Grant writing is time-consuming, and funders increasingly want to see evidence of impact. Screen recordings can strengthen your proposals and reports.

Program demonstration videos: Record a walkthrough of your digital tools, service delivery platform, or client portal to show funders exactly how your programs operate. This is especially persuasive for technology-forward grants.

Impact data narratives: Screen-record a tour through your outcome tracking dashboard or database, narrating what the numbers mean and why they matter. This turns abstract statistics into a compelling story.

Funder updates: Many grants require mid-term and final reports. A short video update recording is a differentiating touch that helps you stand out and builds funder confidence.

5. Public Awareness and Advocacy

Raising public awareness is central to most nonprofit missions. Screen recording makes it easier to create shareable content that drives action.

Explainer videos: Use screen recording with slide presentations or web content to explain your cause, your community, or the systemic issues you’re addressing. Clear, well-narrated explainers are highly shareable on social media.

Policy advocacy: If you’re advocating for legislative change, record narrated walkthroughs of policy documents, research reports, or data visualizations. These recordings make complex policy arguments accessible to general audiences.

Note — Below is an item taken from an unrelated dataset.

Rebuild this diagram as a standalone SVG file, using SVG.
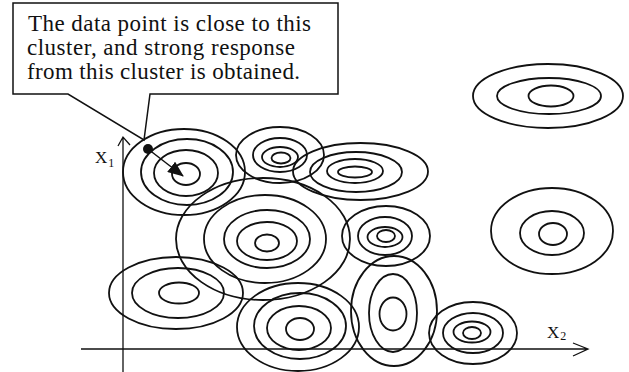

Community storytelling: Record virtual interviews or testimony from community members using screen capture. With a webcam overlay and good audio, you can produce documentary-style content from your laptop.

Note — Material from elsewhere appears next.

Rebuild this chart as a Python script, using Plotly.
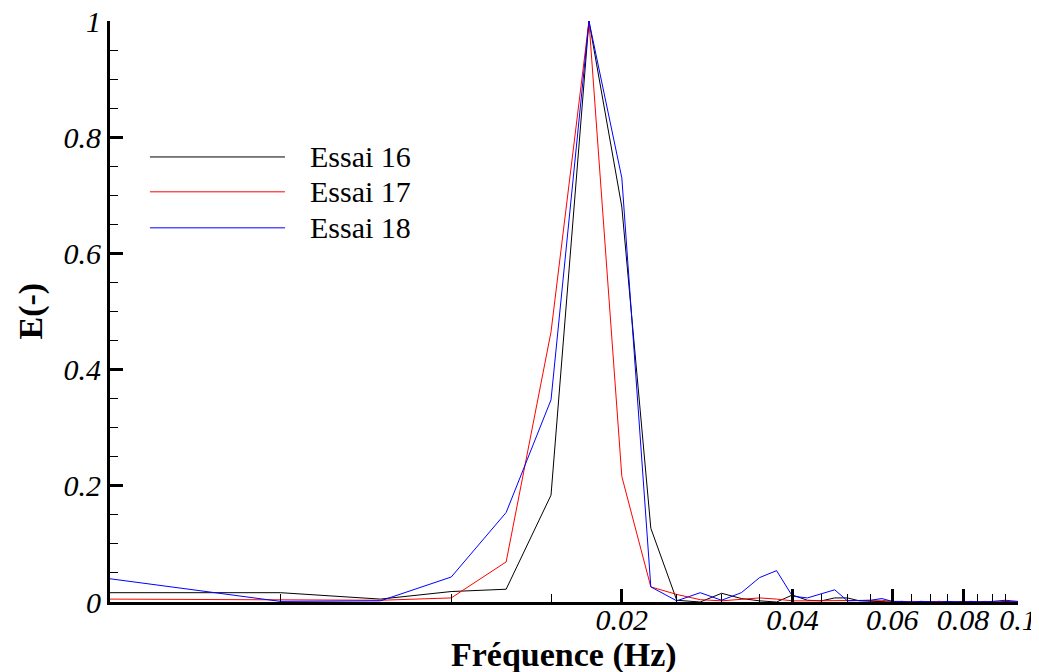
import plotly.graph_objects as go

freq = [0.0025, 0.005, 0.0075, 0.01, 0.0125, 0.015, 0.0175, 0.02, 0.0225, 0.025,
        0.0275, 0.03, 0.0325, 0.035, 0.0375, 0.04, 0.0425, 0.045, 0.0475, 0.05,
        0.0525, 0.055, 0.0575, 0.06, 0.0625, 0.065, 0.0675, 0.07, 0.0725, 0.075,
        0.0775, 0.08, 0.0825, 0.085, 0.0875, 0.09, 0.0925, 0.095, 0.0975, 0.1]

essai16 = [0.016, 0.016, 0.005, 0.018, 0.022, 0.184, 1.0, 0.68, 0.127, 0.003,
           0.000, 0.015, 0.006, 0.002, 0.000, 0.012, 0.003, 0.002, 0.007, 0.007,
           0.002, 0.001, 0.001, 0.000, 0.001, 0.000, 0.001, 0.000, 0.001, 0.000,
           0.000, 0.001, 0.000, 0.000, 0.001, 0.000, 0.000, 0.001, 0.000, 0.000]

essai17 = [0.005, 0.004, 0.003, 0.007, 0.069, 0.465, 1.0, 0.216, 0.026, 0.013,
           0.004, 0.002, 0.005, 0.007, 0.005, 0.002, 0.002, 0.002, 0.003, 0.002,
           0.002, 0.003, 0.003, 0.001, 0.000, 0.001, 0.000, 0.000, 0.001, 0.000,
           0.000, 0.000, 0.001, 0.000, 0.000, 0.000, 0.001, 0.000, 0.000, 0.000]

essai18 = [0.040, 0.001, 0.002, 0.043, 0.154, 0.348, 1.0, 0.730, 0.026, 0.002,
           0.016, 0.003, 0.016, 0.042, 0.054, 0.010, 0.007, 0.014, 0.021, 0.002,
           0.002, 0.003, 0.006, 0.001, 0.001, 0.000, 0.001, 0.000, 0.000, 0.001,
           0.000, 0.000, 0.001, 0.000, 0.000, 0.001, 0.002, 0.003, 0.002, 0.001]

names = ["Essai 16", "Essai 17", "Essai 18"]
colors = ["#000000", "#ff0000", "#0000ff"]
series = [essai16, essai17, essai18]

x_major = [0.02, 0.04, 0.06, 0.08, 0.1]
x_major_text = ["0.02", "0.04", "0.06", "0.08", "0.1"]
x_minor = [0.005, 0.01, 0.015, 0.025, 0.03, 0.035, 0.045, 0.05, 0.055,
           0.065, 0.07, 0.075, 0.085, 0.09, 0.095]
y_major = [0, 0.2, 0.4, 0.6, 0.8, 1]
y_major_text = ["0", "0.2", "0.4", "0.6", "0.8", "1"]

SERIF = "Liberation Serif, Times New Roman, serif"

fig = go.Figure()
for name, col, vals in zip(names, colors, series):
    fig.add_trace(go.Scatter(x=freq, y=vals, mode="lines", name=name,
                             line=dict(color=col, width=1), showlegend=False,
                             cliponaxis=False))

# manual legend (long line samples like the reference)
leg_y = [0.766, 0.706, 0.644]
for name, col, yy in zip(names, colors, leg_y):
    fig.add_shape(type="line", xref="paper", yref="paper", x0=0.044, x1=0.1927,
                  y0=yy, y1=yy, line=dict(color=col, width=1))
    fig.add_annotation(xref="paper", yref="paper", x=0.218, y=yy, text=name,
                       showarrow=False, xanchor="left", yanchor="middle",
                       font=dict(family=SERIF, size=30, color="black"))

# axis titles
fig.add_annotation(xref="paper", yref="paper", x=0.5, y=-0.0912,
                   text="<b>Fréquence (Hz)</b>", showarrow=False,
                   xanchor="center", yanchor="middle",
                   font=dict(family=SERIF, size=34, color="black"))
fig.add_annotation(xref="paper", yref="paper", x=-0.0881, y=0.5,
                   text="<b>E(-)</b>", showarrow=False, textangle=-90,
                   xanchor="center", yanchor="middle",
                   font=dict(family=SERIF, size=34, color="black"))

# the page body adds an 8px margin, so the figure is 8px smaller and shifted
fig.update_layout(
    width=1031, height=664,
    margin=dict(l=102, r=21, t=13, b=70, autoexpand=False),
    paper_bgcolor="white", plot_bgcolor="white",
    font=dict(family=SERIF, color="black"),
)

fig.update_xaxes(
    type="log", range=[-2.60206, -0.99995], automargin=False,
    showgrid=False, zeroline=False,
    showline=True, linecolor="black", linewidth=3,
    ticks="inside", ticklen=13, tickwidth=3, tickcolor="black",
    tickmode="array", tickvals=x_major, ticktext=x_major_text,
    tickfont=dict(family=SERIF, size=30, style="italic"),
    ticklabelstandoff=-11, ticklabeloverflow="allow",
    minor=dict(tickmode="array", tickvals=x_minor, ticks="inside",
               ticklen=8, tickwidth=1, tickcolor="black", showgrid=False),
)

fig.update_yaxes(
    range=[0, 1.0001], automargin=False,
    showgrid=False, zeroline=False,
    showline=True, linecolor="black", linewidth=3,
    ticks="inside", ticklen=13, tickwidth=3, tickcolor="black",
    tickmode="array", tickvals=y_major, ticktext=y_major_text,
    tickfont=dict(family=SERIF, size=30, style="italic"),
    ticklabeloverflow="allow",
    minor=dict(dtick=0.05, tick0=0, ticks="inside", ticklen=8,
               tickwidth=1, tickcolor="black", showgrid=False),
)

fig.write_html("out.html")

Tips for High-Quality Nonprofit Videos

Keep it concise: Attention is scarce. Aim for two to five minutes for most videos. Donor thank-you messages can be as short as 60 seconds.

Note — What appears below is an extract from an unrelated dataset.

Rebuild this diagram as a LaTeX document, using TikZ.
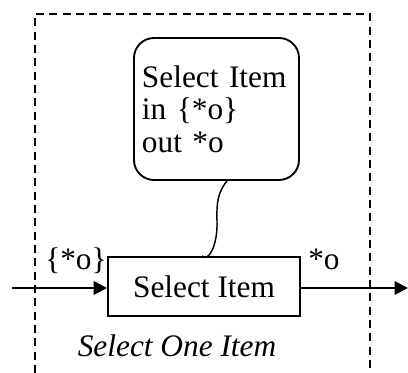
\documentclass[tikz,border=0pt]{standalone}
\usepackage{fontspec}
\setmainfont{Liberation Serif}
\usetikzlibrary{arrows.meta, positioning}

\begin{document}
\begin{tikzpicture}[x=0.75pt, y=-0.75pt,
    every node/.style={font=\fontsize{23.5}{24.5}\selectfont, inner sep=0pt},
    actbox/.style={draw, line width=1.4pt, minimum width=144pt, minimum height=44.25pt},
    callout/.style={draw, line width=1.4pt, rounded corners=15pt, minimum width=123.75pt,
                    minimum height=106.5pt, text width=111.75pt, align=left},
    flow/.style={line width=1.5pt, -{Triangle[length=10pt, width=10pt]}},
    frame/.style={line width=1.4pt, dash pattern=on 6pt off 4pt}]
  \useasboundingbox (0,0) rectangle (408,373);
  % dashed frame, open at the bottom
  \draw[frame] (35,373) -- (35,14) -- (370,14) -- (370,373);
  % activity box and its note
  \node[actbox] (select) at (204,286.5) {Select Item};
  \node[callout] (note) at (216.5,109) {Select Item\\in \{*o\}\\out *o};
  \draw[line width=1.1pt] ([xshift=7.9pt]note.south)
      .. controls +(-9pt,-11pt) and +(0pt,11pt) .. ++(-7.5pt,-33pt)
      .. controls +(0pt,-15pt) and +(5pt,-5pt) .. ([xshift=-1.5pt]select.north);
  % flows in and out
  \coordinate (src) at (12,288);
  \coordinate (dst) at (408,288);
  \draw[flow] (src) -- (src -| select.west);
  \draw[flow] (select.east |- dst) -- (dst);
  \node[anchor=base west] (inlab) at (45,270) {\{*o\}};
  \node[anchor=base west] (outlab) at (308,270) {*o};
  \node[anchor=base, font=\fontsize{23.5}{24.5}\selectfont\itshape] (title) at (177,357) {Select One Item};
\end{tikzpicture}
\end{document}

Lead with mission: Start every video by connecting to your organization’s “why.” Viewers who feel the mission first are more likely to watch to the end.

Use zoom effects strategically: Zoom in on key data points, donation totals, or program photos to guide viewer attention to what matters most.

Add captions: Many viewers watch without sound. Captions also make your content accessible to people with hearing impairments—a core value for many nonprofits.

Consistent branding: Use your organization’s colors, logo, and fonts in your background and overlays to reinforce brand recognition across every video.

Test your audio first: Poor audio is the fastest way to lose a viewer. Use a dedicated microphone, record in a quiet room, and always do a 30-second test before your full recording.

Getting Started

You don’t need a big budget or a media team to start creating impactful videos. Here’s a simple plan:

  1. Identify your highest-priority use case: Is it donor thank-yous, volunteer training, or board briefings? Start with one.
  2. Draft a simple script or outline: Even three bullet points will keep you on track.
  3. Record in a quiet space: Close unnecessary tabs and applications, silence your phone, and use a headset if you don’t have a standalone microphone.
  4. Edit lightly: Trim the start and end, add a zoom effect on key moments, and export.
  5. Share and gather feedback: Send the video to a small group first and ask for honest reactions before distributing more widely.

Screen recording is one of the most accessible and powerful communication tools available to nonprofits today. With a thoughtful approach and the right software, your organization can produce video content that moves donors, empowers volunteers, and drives lasting impact—all without breaking the budget.